* WHAT YOU WILL DO
Write out the data below in full, unchanged, minus the images.
>> start
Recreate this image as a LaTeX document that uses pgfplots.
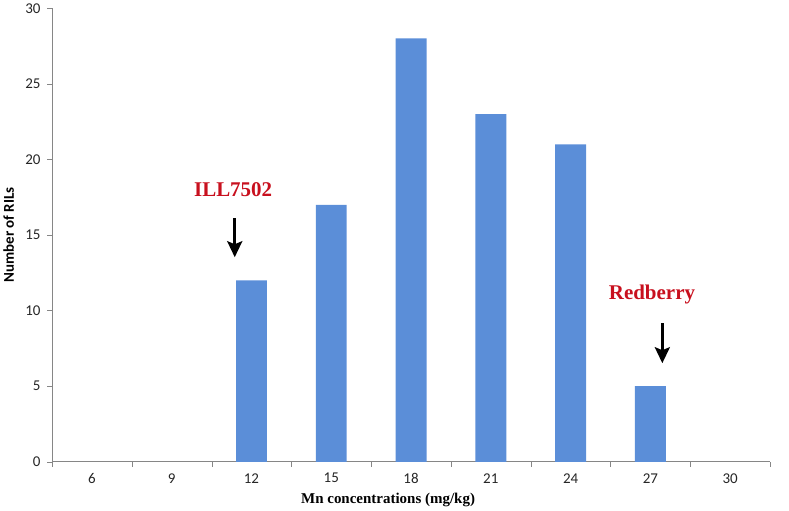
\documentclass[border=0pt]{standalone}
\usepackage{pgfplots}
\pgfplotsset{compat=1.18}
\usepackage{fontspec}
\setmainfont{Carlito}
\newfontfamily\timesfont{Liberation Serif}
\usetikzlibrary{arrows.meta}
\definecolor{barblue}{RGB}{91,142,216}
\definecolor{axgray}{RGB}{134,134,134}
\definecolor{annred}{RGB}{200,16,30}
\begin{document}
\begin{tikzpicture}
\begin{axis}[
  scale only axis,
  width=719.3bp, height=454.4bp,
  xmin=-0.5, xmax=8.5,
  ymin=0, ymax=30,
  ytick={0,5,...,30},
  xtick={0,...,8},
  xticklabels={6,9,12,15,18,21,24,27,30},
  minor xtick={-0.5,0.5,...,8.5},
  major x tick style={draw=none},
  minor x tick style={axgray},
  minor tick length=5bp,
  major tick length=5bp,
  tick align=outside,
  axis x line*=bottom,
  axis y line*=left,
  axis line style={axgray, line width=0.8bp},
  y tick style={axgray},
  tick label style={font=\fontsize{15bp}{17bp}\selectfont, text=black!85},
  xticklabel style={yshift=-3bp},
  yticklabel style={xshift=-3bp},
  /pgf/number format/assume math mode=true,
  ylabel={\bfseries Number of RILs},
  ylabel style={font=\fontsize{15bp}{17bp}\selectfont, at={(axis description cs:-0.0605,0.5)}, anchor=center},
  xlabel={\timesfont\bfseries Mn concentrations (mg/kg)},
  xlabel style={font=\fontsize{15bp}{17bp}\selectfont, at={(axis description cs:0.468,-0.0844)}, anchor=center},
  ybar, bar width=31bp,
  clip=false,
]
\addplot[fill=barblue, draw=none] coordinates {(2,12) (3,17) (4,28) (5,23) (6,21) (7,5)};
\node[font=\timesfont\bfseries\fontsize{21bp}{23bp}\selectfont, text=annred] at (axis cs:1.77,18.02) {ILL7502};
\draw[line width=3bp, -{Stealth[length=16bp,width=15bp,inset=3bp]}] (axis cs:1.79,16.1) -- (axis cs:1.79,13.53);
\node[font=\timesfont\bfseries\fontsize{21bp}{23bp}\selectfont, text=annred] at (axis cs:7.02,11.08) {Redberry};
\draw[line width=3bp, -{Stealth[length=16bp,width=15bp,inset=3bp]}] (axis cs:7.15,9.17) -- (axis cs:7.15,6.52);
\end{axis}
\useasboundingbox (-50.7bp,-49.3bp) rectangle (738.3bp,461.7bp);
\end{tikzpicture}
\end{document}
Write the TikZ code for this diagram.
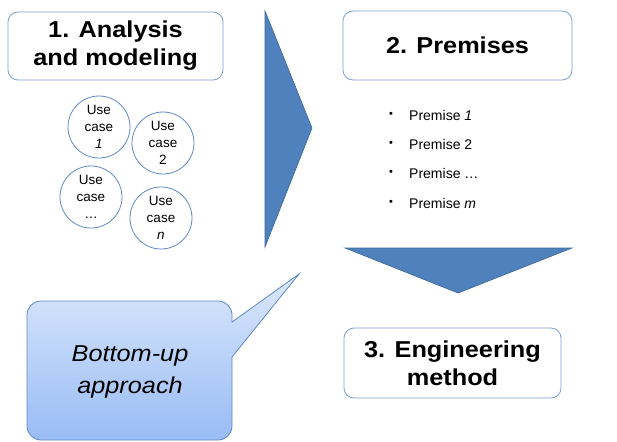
>> end
* COMPLETE RESPONSE
Recreate this image as a LaTeX document that uses pgfplots.
\documentclass[border=0pt]{standalone}
\usepackage{pgfplots}
\pgfplotsset{compat=1.18}
\usepackage{fontspec}
\setmainfont{Carlito}
\newfontfamily\timesfont{Liberation Serif}
\usetikzlibrary{arrows.meta}
\definecolor{barblue}{RGB}{91,142,216}
\definecolor{axgray}{RGB}{134,134,134}
\definecolor{annred}{RGB}{200,16,30}
\begin{document}
\begin{tikzpicture}
\begin{axis}[
  scale only axis,
  width=719.3bp, height=454.4bp,
  xmin=-0.5, xmax=8.5,
  ymin=0, ymax=30,
  ytick={0,5,...,30},
  xtick={0,...,8},
  xticklabels={6,9,12,15,18,21,24,27,30},
  minor xtick={-0.5,0.5,...,8.5},
  major x tick style={draw=none},
  minor x tick style={axgray},
  minor tick length=5bp,
  major tick length=5bp,
  tick align=outside,
  axis x line*=bottom,
  axis y line*=left,
  axis line style={axgray, line width=0.8bp},
  y tick style={axgray},
  tick label style={font=\fontsize{15bp}{17bp}\selectfont, text=black!85},
  xticklabel style={yshift=-3bp},
  yticklabel style={xshift=-3bp},
  /pgf/number format/assume math mode=true,
  ylabel={\bfseries Number of RILs},
  ylabel style={font=\fontsize{15bp}{17bp}\selectfont, at={(axis description cs:-0.0605,0.5)}, anchor=center},
  xlabel={\timesfont\bfseries Mn concentrations (mg/kg)},
  xlabel style={font=\fontsize{15bp}{17bp}\selectfont, at={(axis description cs:0.468,-0.0844)}, anchor=center},
  ybar, bar width=31bp,
  clip=false,
]
\addplot[fill=barblue, draw=none] coordinates {(2,12) (3,17) (4,28) (5,23) (6,21) (7,5)};
\node[font=\timesfont\bfseries\fontsize{21bp}{23bp}\selectfont, text=annred] at (axis cs:1.77,18.02) {ILL7502};
\draw[line width=3bp, -{Stealth[length=16bp,width=15bp,inset=3bp]}] (axis cs:1.79,16.1) -- (axis cs:1.79,13.53);
\node[font=\timesfont\bfseries\fontsize{21bp}{23bp}\selectfont, text=annred] at (axis cs:7.02,11.08) {Redberry};
\draw[line width=3bp, -{Stealth[length=16bp,width=15bp,inset=3bp]}] (axis cs:7.15,9.17) -- (axis cs:7.15,6.52);
\end{axis}
\useasboundingbox (-50.7bp,-49.3bp) rectangle (738.3bp,461.7bp);
\end{tikzpicture}
\end{document}
Write the TikZ code for this diagram.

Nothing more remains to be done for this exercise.